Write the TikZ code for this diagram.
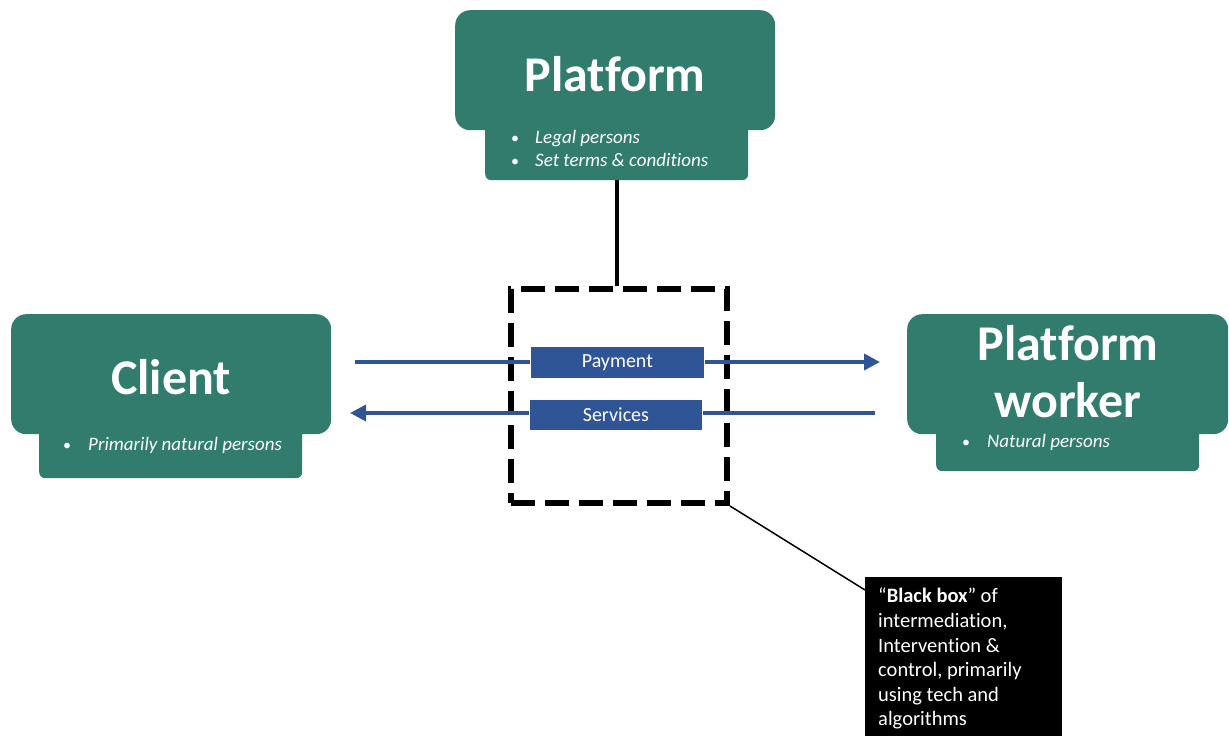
\documentclass[tikz,border=0pt]{standalone}
\usepackage{fontspec}
\setmainfont{Carlito}[Ligatures={NoCommon}]
\usetikzlibrary{arrows.meta}
\definecolor{boxgreen}{RGB}{50,124,110}
\definecolor{barblue}{RGB}{47,85,151}
\tikzset{
  headbox/.style={fill=boxgreen, rounded corners=15pt, draw=none, inner sep=0pt, anchor=north west},
  subbox/.style={fill=boxgreen, rounded corners=6pt, draw=none, inner sep=0pt, anchor=north west},
  title/.style={text=white, font=\fontsize{50}{58}\selectfont\bfseries, align=center, inner sep=0pt},
  bullettext/.style={text=white, font=\fontsize{19}{23}\selectfont\itshape, anchor=base west, inner sep=0pt},
  bulletdot/.style={text=white, font=\fontsize{16}{23}\selectfont, anchor=base, inner sep=0pt},
  bar/.style={fill=barblue, draw=white, line width=0.8pt, inner sep=0pt, anchor=north west, text=white, font=\fontsize{20}{22}\selectfont},
  flow/.style={draw=barblue, line width=3.5pt, -{Triangle[length=16pt,width=16pt]}},
}
\begin{document}
\begin{tikzpicture}[x=1pt,y=-1pt]
\useasboundingbox (0,0) rectangle (1229,736);
% Platform
\node[subbox, minimum width=263pt, minimum height=70pt] (psub) at (485,110) {};
\node[headbox, minimum width=320pt, minimum height=120pt] (phead) at (455,10) {};
\node[title] (ptitle) at (615,74) {Platform};
\node[bulletdot] (pb1) at (515,143) {•};
\node[bullettext] (pt1) at (535,143) {Legal persons};
\node[bulletdot] (pb2) at (515,166) {•};
\node[bullettext] (pt2) at (535,166) {Set terms \& conditions};
% Client
\node[subbox, minimum width=263pt, minimum height=64pt] (csub) at (39,414) {};
\node[headbox, minimum width=320pt, minimum height=120pt] (chead) at (11,314) {};
\node[title] (ctitle) at (171,377) {Client};
\node[bulletdot] (cb1) at (67,450) {•};
\node[bullettext] (ct1) at (88,450) {Primarily natural persons};
% Platform worker
\node[subbox, minimum width=263pt, minimum height=57pt] (wsub) at (936,414) {};
\node[headbox, minimum width=321pt, minimum height=120pt] (whead) at (907,314) {};
\node[title] (wtitle1) at (1068,343) {Platform};
\node[title] (wtitle2) at (1068,400) {worker};
\node[bulletdot] (wb1) at (966,447) {•};
\node[bullettext] (wt1) at (987,447) {Natural persons};
% Black box (dashed)
\node[draw=black, line width=6pt, dash pattern=on 24pt off 10pt, minimum width=216pt, minimum height=214pt, inner sep=0pt, anchor=north west] (bb) at (508,286) {};
\draw[line width=4pt] (psub.south) -- (psub.south |- bb.north);
% flows
\coordinate (payL) at (355,362);
\coordinate (payR) at (880,362);
\coordinate (serR) at (875,413);
\coordinate (serL) at (350,413);
\draw[flow] (payL) -- (payR);
\draw[flow] (serR) -- (serL);
\node[bar, minimum width=174pt, minimum height=32pt] (pay) at (530,346) {Payment};
\node[bar, minimum width=173pt, minimum height=31pt] (ser) at (529,399) {Services};
% note
\node[fill=black, text=white, anchor=north west, minimum width=197pt, minimum height=160pt, inner sep=0pt] (note) at (865,577) {};
\node[text=white, anchor=north west, inner sep=0pt, align=left, font=\fontsize{20.5}{24.6}\selectfont] (notetext) at (878,588) {“\textbf{Black box}” of\\intermediation,\\Intervention \&\\control, primarily\\using tech and\\algorithms};
\draw[line width=1.5pt] (bb.south east) -- (note.west |- 0,590);
\end{tikzpicture}
\end{document}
- - - - -
- _Your objective_: Retype the data above exactly; pictures are not part of the copy.

- _Response_:
Write the TikZ code for this diagram.
\documentclass[tikz,border=0pt]{standalone}
\usepackage{fontspec}
\setmainfont{Carlito}[Ligatures={NoCommon}]
\usetikzlibrary{arrows.meta}
\definecolor{boxgreen}{RGB}{50,124,110}
\definecolor{barblue}{RGB}{47,85,151}
\tikzset{
  headbox/.style={fill=boxgreen, rounded corners=15pt, draw=none, inner sep=0pt, anchor=north west},
  subbox/.style={fill=boxgreen, rounded corners=6pt, draw=none, inner sep=0pt, anchor=north west},
  title/.style={text=white, font=\fontsize{50}{58}\selectfont\bfseries, align=center, inner sep=0pt},
  bullettext/.style={text=white, font=\fontsize{19}{23}\selectfont\itshape, anchor=base west, inner sep=0pt},
  bulletdot/.style={text=white, font=\fontsize{16}{23}\selectfont, anchor=base, inner sep=0pt},
  bar/.style={fill=barblue, draw=white, line width=0.8pt, inner sep=0pt, anchor=north west, text=white, font=\fontsize{20}{22}\selectfont},
  flow/.style={draw=barblue, line width=3.5pt, -{Triangle[length=16pt,width=16pt]}},
}
\begin{document}
\begin{tikzpicture}[x=1pt,y=-1pt]
\useasboundingbox (0,0) rectangle (1229,736);
% Platform
\node[subbox, minimum width=263pt, minimum height=70pt] (psub) at (485,110) {};
\node[headbox, minimum width=320pt, minimum height=120pt] (phead) at (455,10) {};
\node[title] (ptitle) at (615,74) {Platform};
\node[bulletdot] (pb1) at (515,143) {•};
\node[bullettext] (pt1) at (535,143) {Legal persons};
\node[bulletdot] (pb2) at (515,166) {•};
\node[bullettext] (pt2) at (535,166) {Set terms \& conditions};
% Client
\node[subbox, minimum width=263pt, minimum height=64pt] (csub) at (39,414) {};
\node[headbox, minimum width=320pt, minimum height=120pt] (chead) at (11,314) {};
\node[title] (ctitle) at (171,377) {Client};
\node[bulletdot] (cb1) at (67,450) {•};
\node[bullettext] (ct1) at (88,450) {Primarily natural persons};
% Platform worker
\node[subbox, minimum width=263pt, minimum height=57pt] (wsub) at (936,414) {};
\node[headbox, minimum width=321pt, minimum height=120pt] (whead) at (907,314) {};
\node[title] (wtitle1) at (1068,343) {Platform};
\node[title] (wtitle2) at (1068,400) {worker};
\node[bulletdot] (wb1) at (966,447) {•};
\node[bullettext] (wt1) at (987,447) {Natural persons};
% Black box (dashed)
\node[draw=black, line width=6pt, dash pattern=on 24pt off 10pt, minimum width=216pt, minimum height=214pt, inner sep=0pt, anchor=north west] (bb) at (508,286) {};
\draw[line width=4pt] (psub.south) -- (psub.south |- bb.north);
% flows
\coordinate (payL) at (355,362);
\coordinate (payR) at (880,362);
\coordinate (serR) at (875,413);
\coordinate (serL) at (350,413);
\draw[flow] (payL) -- (payR);
\draw[flow] (serR) -- (serL);
\node[bar, minimum width=174pt, minimum height=32pt] (pay) at (530,346) {Payment};
\node[bar, minimum width=173pt, minimum height=31pt] (ser) at (529,399) {Services};
% note
\node[fill=black, text=white, anchor=north west, minimum width=197pt, minimum height=160pt, inner sep=0pt] (note) at (865,577) {};
\node[text=white, anchor=north west, inner sep=0pt, align=left, font=\fontsize{20.5}{24.6}\selectfont] (notetext) at (878,588) {“\textbf{Black box}” of\\intermediation,\\Intervention \&\\control, primarily\\using tech and\\algorithms};
\draw[line width=1.5pt] (bb.south east) -- (note.west |- 0,590);
\end{tikzpicture}
\end{document}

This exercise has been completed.